With the coalition government adamant that Portugal has enough financial reserves to cushion it against a Greek exit from the Eurozone, a group of the country’s top economists have suggested otherwise.
The group – hired by the opposition PS to help elaborate the party’s election manifesto, claims a Grexit could put Portugal’s “permanence” in the Eurozone at risk – and threaten the very existence of the euro “as we know it today”.
Put bluntly, if Greece falls, Portugal could go next, explains negociosonline, adding that economists hired by the PSD “did not take into account” a Grexit.
Speaking to the website’s paper Diário de Notícias, Pedro Reis, who coordinated the team of 20 economists, said it “would be difficult to quantify the effects”, but that even if it happened, “the Portuguese government has already done what it could to avoid contagion”.
The much-touted strategy of the “full coffers”, that finance minister Maria Luís Albuquerque talked about in March means that Portugal should only be subject to a “European risk”, writes negociosonline.
But economists led by Mário Centeno, who helped formulate the PS “Ten year plan for Portugal”, said a Grexit could cut Portugal’s proposed growth in GDP by as much as a third.
Indeed, Centeno explained that a Greek exit would “oblige” the PS to alter a number of election pledges – including the much-demanded repositioning of public sector worker salaries and the elimination of the unpopular IRS ‘extra tax”.

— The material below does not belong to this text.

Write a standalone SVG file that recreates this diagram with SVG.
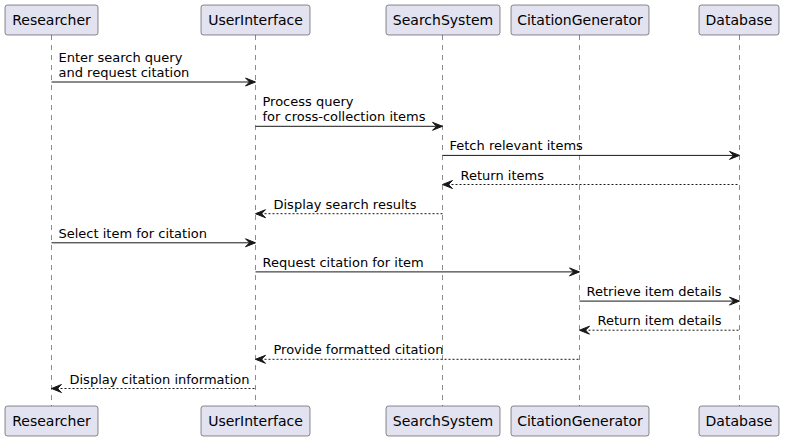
<svg xmlns="http://www.w3.org/2000/svg" width="785" height="441" viewBox="0 0 785 441">
<defs>
<style>
.box{fill:#E2E2F0;stroke:#181818;stroke-width:0.5}
.life{stroke:#181818;stroke-width:0.5;stroke-dasharray:5,5;fill:none}
.pt{font-family:"DejaVu Sans",sans-serif;font-size:14px;fill:#000;text-anchor:middle}
.msg{font-family:"DejaVu Sans",sans-serif;font-size:13px;fill:#000}
.sol{stroke:#181818;stroke-width:1;fill:none}
.dash{stroke:#181818;stroke-width:1;stroke-dasharray:2,2;fill:none}
.ah{fill:#181818;stroke:#181818;stroke-width:1}
</style>
</defs>
<rect width="785" height="441" fill="#FFFFFF"/>
<g id="lifelines">
<line class="life" x1="51.5" y1="35" x2="51.5" y2="406"/>
<line class="life" x1="255.5" y1="35" x2="255.5" y2="406"/>
<line class="life" x1="442.5" y1="35" x2="442.5" y2="406"/>
<line class="life" x1="579.5" y1="35" x2="579.5" y2="406"/>
<line class="life" x1="739.5" y1="35" x2="739.5" y2="406"/>
</g>
<g id="Researcher">
<rect class="box" x="5" y="5" width="93" height="30" rx="2.5"/>
<text class="pt" x="51.5" y="25">Researcher</text>
<rect class="box" x="5" y="406" width="93" height="30" rx="2.5"/>
<text class="pt" x="51.5" y="426">Researcher</text>
</g>
<g id="UserInterface">
<rect class="box" x="201" y="5" width="109" height="30" rx="2.5"/>
<text class="pt" x="255.5" y="25">UserInterface</text>
<rect class="box" x="201" y="406" width="109" height="30" rx="2.5"/>
<text class="pt" x="255.5" y="426">UserInterface</text>
</g>
<g id="SearchSystem">
<rect class="box" x="386" y="5" width="114" height="30" rx="2.5"/>
<text class="pt" x="443" y="25">SearchSystem</text>
<rect class="box" x="386" y="406" width="114" height="30" rx="2.5"/>
<text class="pt" x="443" y="426">SearchSystem</text>
</g>
<g id="CitationGenerator">
<rect class="box" x="511" y="5" width="138" height="30" rx="2.5"/>
<text class="pt" x="580" y="25">CitationGenerator</text>
<rect class="box" x="511" y="406" width="138" height="30" rx="2.5"/>
<text class="pt" x="580" y="426">CitationGenerator</text>
</g>
<g id="Database">
<rect class="box" x="699" y="5" width="80" height="30" rx="2.5"/>
<text class="pt" x="739" y="25">Database</text>
<rect class="box" x="699" y="406" width="80" height="30" rx="2.5"/>
<text class="pt" x="739" y="426">Database</text>
</g>
<g id="connectors">
<!-- 1 -->
<line class="sol" x1="51.5" y1="82" x2="254.5" y2="82"/>
<polygon class="ah" points="245.5,78 255.5,82 245.5,86 249.5,82"/>
<text class="msg" x="58.5" y="62">Enter search query</text>
<text class="msg" x="58.5" y="77">and request citation</text>
<!-- 2 -->
<line class="sol" x1="255.5" y1="126.3" x2="441.5" y2="126.3"/>
<polygon class="ah" points="432.5,122.3 442.5,126.3 432.5,130.3 436.5,126.3"/>
<text class="msg" x="262.5" y="106.2">Process query</text>
<text class="msg" x="262.5" y="121.3">for cross-collection items</text>
<!-- 3 -->
<line class="sol" x1="442.5" y1="155.4" x2="738.5" y2="155.4"/>
<polygon class="ah" points="729.5,151.4 739.5,155.4 729.5,159.4 733.5,155.4"/>
<text class="msg" x="449.5" y="150.4">Fetch relevant items</text>
<!-- 4 -->
<line class="dash" x1="443.5" y1="184.5" x2="739.5" y2="184.5"/>
<polygon class="ah" points="452.5,180.5 442.5,184.5 452.5,188.5 448.5,184.5"/>
<text class="msg" x="460.5" y="179.5">Return items</text>
<!-- 5 -->
<line class="dash" x1="256.5" y1="213.7" x2="442.5" y2="213.7"/>
<polygon class="ah" points="265.5,209.7 255.5,213.7 265.5,217.7 261.5,213.7"/>
<text class="msg" x="273.5" y="208.7">Display search results</text>
<!-- 6 -->
<line class="sol" x1="51.5" y1="242.8" x2="254.5" y2="242.8"/>
<polygon class="ah" points="245.5,238.8 255.5,242.8 245.5,246.8 249.5,242.8"/>
<text class="msg" x="58.5" y="237.8">Select item for citation</text>
<!-- 7 -->
<line class="sol" x1="255.5" y1="271.9" x2="578.5" y2="271.9"/>
<polygon class="ah" points="569.5,267.9 579.5,271.9 569.5,275.9 573.5,271.9"/>
<text class="msg" x="262.5" y="266.9">Request citation for item</text>
<!-- 8 -->
<line class="sol" x1="579.5" y1="301.1" x2="738.5" y2="301.1"/>
<polygon class="ah" points="729.5,297.1 739.5,301.1 729.5,305.1 733.5,301.1"/>
<text class="msg" x="586.5" y="296.1">Retrieve item details</text>
<!-- 9 -->
<line class="dash" x1="580.5" y1="330.2" x2="739.5" y2="330.2"/>
<polygon class="ah" points="589.5,326.2 579.5,330.2 589.5,334.2 585.5,330.2"/>
<text class="msg" x="597.5" y="325.2">Return item details</text>
<!-- 10 -->
<line class="dash" x1="256.5" y1="359.3" x2="579.5" y2="359.3"/>
<polygon class="ah" points="265.5,355.3 255.5,359.3 265.5,363.3 261.5,359.3"/>
<text class="msg" x="273.5" y="354.3">Provide formatted citation</text>
<!-- 11 -->
<line class="dash" x1="52.5" y1="388.5" x2="255.5" y2="388.5"/>
<polygon class="ah" points="61.5,384.5 51.5,388.5 61.5,392.5 57.5,388.5"/>
<text class="msg" x="69.5" y="383.5">Display citation information</text>
</g>
</svg>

Cavaco adds his voice to assertions that Portugal can weather a Grexit
As Europe continues to hold its breath over Europe’s negotiations with Greece, Portugal’s President of the Republic Cavaco Silva has added his voice to assertions that Portugal could weather the worst case scenario.
“Portugal has financial reserves that would allow the country to hold out for various, various months”, he said yesterday, during a state tour of Romania.
Days before, Portugal’s PM Pedro Passos Coelho said much the same, intimating that the country had reserves to weather an eventual financial storm “until at least the end of the year”.
What has not helped the situation, Cavaco stressed, has been Greece’s lack of diplomacy.
“The three representatives of the troika convened at the highest level not long ago to present a proposal to the Greeks”, he said. “They received afterwards some insults… There are rules of diplomacy”.
As the crisis lurches towards a Greek default crunch-point accusations are indeed flying from all quarters, with news that Russia is ready to “consider providing financial support” for the beleaguered southern country and the IMF chief Christine Lagarde saying it is time for talks “with adults in the room”.
In UK, the Chancellor George Osborne has told reporters he is “ready for the worst”.